History

United States
- Name: USS Corundum
- Builder: Barrett & Hilp, Belair Shipyard, San Francisco
- Laid down: 19 October 1943
- Launched: 31 December 1943
- In service: 18 July 1944
- Out of service: 8 August 1946
- Fate: Returned to the WSA

General characteristics
- Class & type: Trefoil-class cargo barge
- Length: 366 feet 4 inches
- Beam: 54 feet
- Propulsion: None
- Speed: Not self-propelled

= USS Corundum =

US Naval Ship

USS Corundum (IX-164), a designated an unclassified miscellaneous vessel, was the only ship of the United States Navy to be named for corundum.

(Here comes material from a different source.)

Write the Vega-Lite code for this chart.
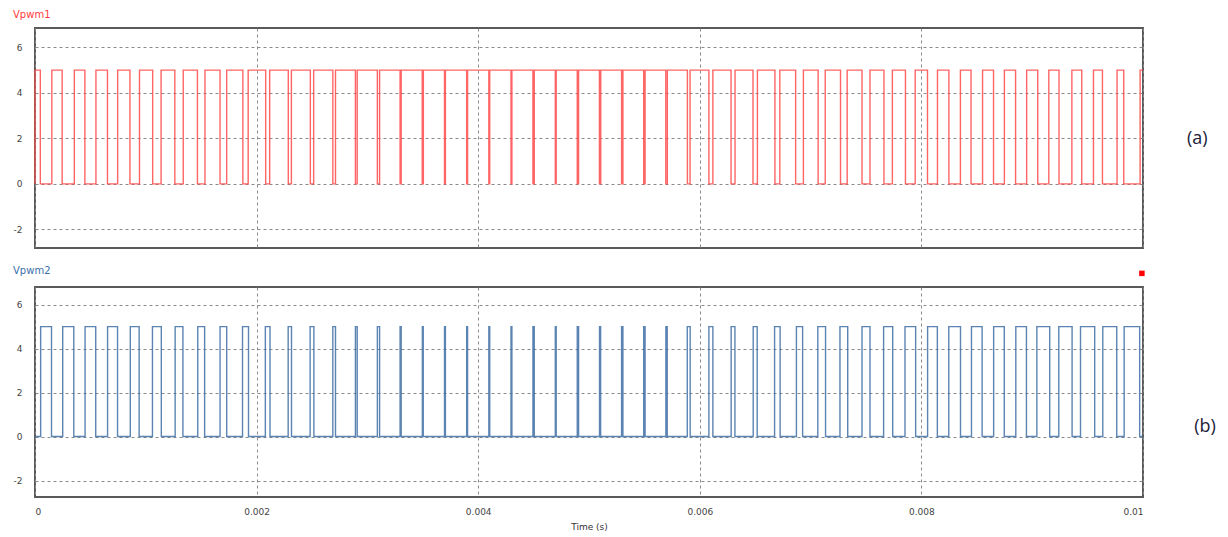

The ship (a Type B7-D1 barge) was laid down on 19 October 1943 under a Maritime Commission contract (MC Hull 1332) by Barrett & Hilp, Belair Shipyard, in South San Francisco. She was launched on 31 December 1943, sponsored by Mrs. William O.Neill, and named Limestone (IX-158) on 7 February 1944, but renamed and redesignated Corundum (IX-164) on 23 May 1944, prior to acquisition by the United States Navy, under command of Lt. F. Brinton Jr., USNR.

Corundum was acquired from the Maritime Commission, converted for use as a landing craft and vehicle spare parts barge and assigned to Service Force, Pacific Fleet. She was placed in service on 18 July 1944, towed to the Philippines where she rendered assistance to Commander, Service Division 101. On 8 August 1946 she was placed out of service and delivered to the War Shipping Administration. On 4 February 1947 she was transferred to the U. S. Army. On 28 February 1948 she was scuttled in Agat Bay, Guam.